Concrete example: production planning
Scenario — manufacturing

The problem: A factory produces two products using three machines. Each product requires a known amount of time on each machine, and each machine has a limited number of hours available per week. Each product earns a known profit per unit. The factory wants to maximise weekly profit.

LP formulation: Let x₁ and x₂ be the number of units of each product. The objective is max c₁x₁ + c₂x₂ (profit). The constraints are a₁₁x₁ + a₁₂x₂ ≤ b₁ (machine 1 hours), and similar constraints for machines 2 and 3, plus x₁, x₂ ≥ 0.

Result: The simplex method finds the optimal production mix at a vertex of the feasible polygon in two or three pivots. The dual variables (shadow prices) on the machine-hour constraints tell the factory how much one additional hour on each machine would be worth — directly informing capacity investment decisions.


Why practitioners misread this
Common confusions

“LP is too simple for real problems.” In practice, LP relaxations are the computational engine inside every MIP solver, every column-generation loop, and every Benders decomposition. Improving LP solve time by 2× can cut end-to-end MIP solve time by 10× because the LP relaxation is solved thousands of times during branch-and-bound. LP is not the toy version of optimisation — it is the load-bearing component.

“Algorithm choice doesn’t matter — the solver picks for me.” Solver defaults are tuned for average-case performance across benchmark suites. For a specific application class at production scale, the asymptotic scaling of simplex, IPM, and PDHG can diverge by orders of magnitude. Benchmarking algorithm choice on your problem class is a zero-cost lever that practitioners routinely leave on the table.

“LP means the problem is easy.” LP is solvable in polynomial time, but that does not mean every LP instance is fast. Power-systems dispatch LPs with millions of variables and network-flow structure can take hours with the wrong algorithm. Degeneracy (many vertices with the same objective value) can cause the simplex method to stall. Numerical conditioning can cause IPMs to lose precision. LP is tractable in theory; making it fast in practice requires understanding problem structure.

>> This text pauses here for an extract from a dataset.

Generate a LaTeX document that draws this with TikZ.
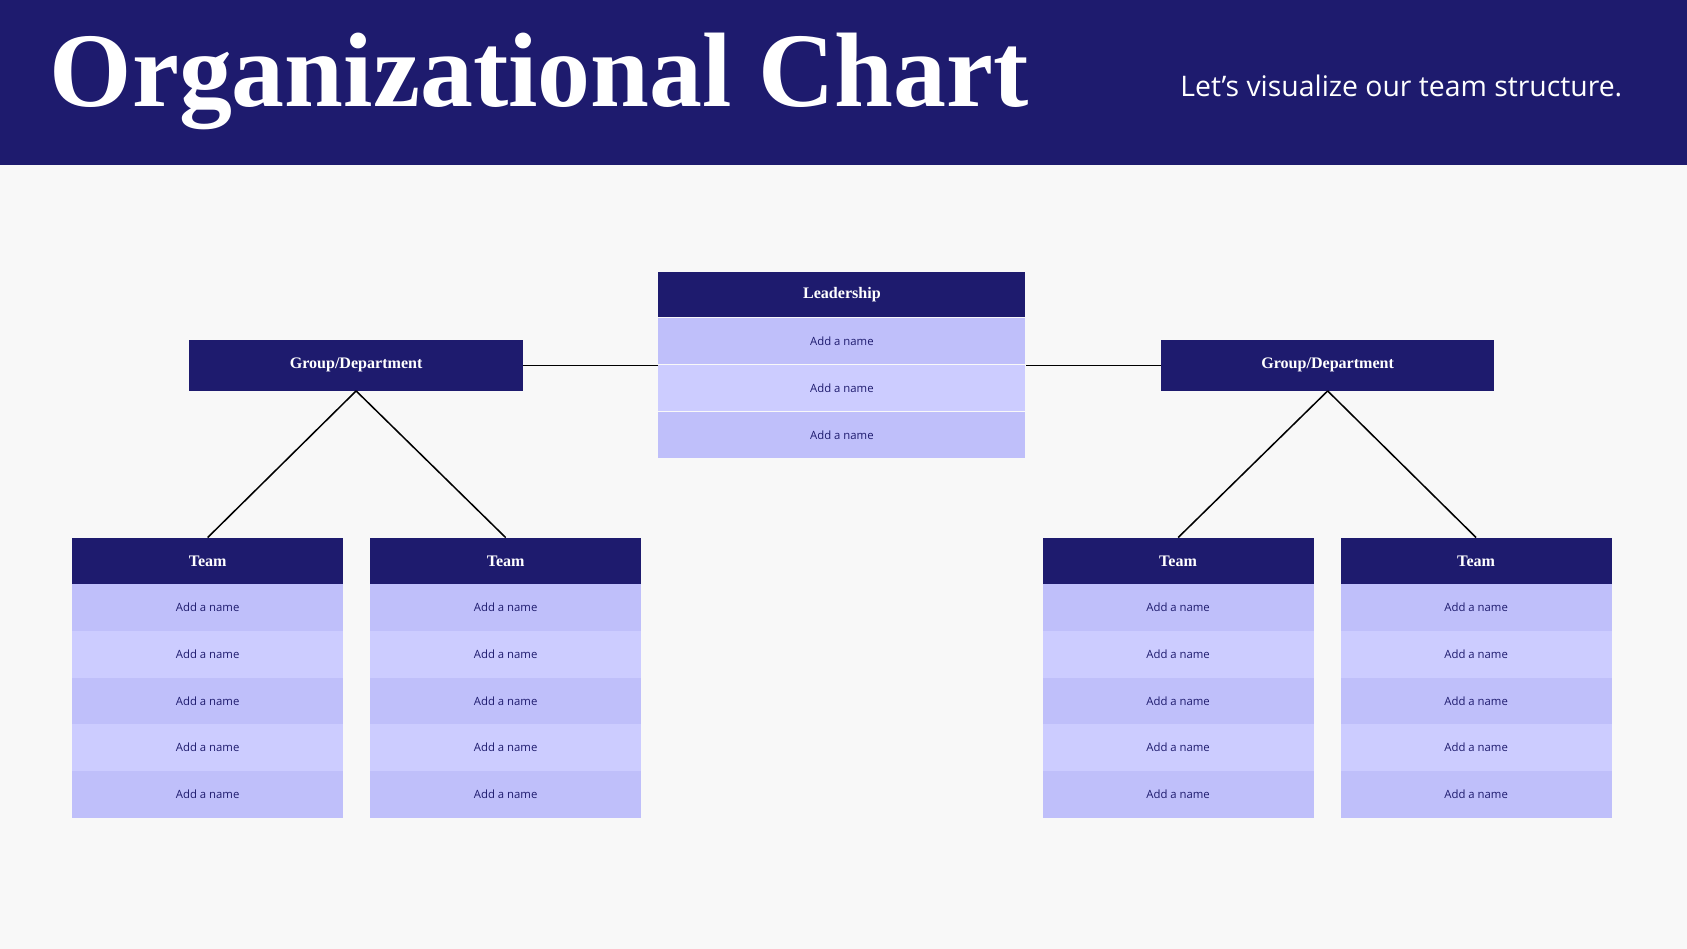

Where this shows up in practice
Supply Chain
Network flow models for multi-echelon inventory, transportation, and distribution planning.
Energy
Economic dispatch, unit commitment LP relaxations, and transmission-constrained optimal power flow.
Finance
Portfolio optimisation with linear transaction costs, asset-liability matching, and risk budgeting.
Telecommunications
Network capacity planning, bandwidth allocation, and routing optimisation across backbone networks.

One-line version

Linear Programming optimises a linear objective over a polyhedron defined by linear constraints; it is the foundational building block of MIP, column generation, and Benders decomposition, and the algorithm choice between simplex, interior-point, and first-order methods matters more than most practitioners realise.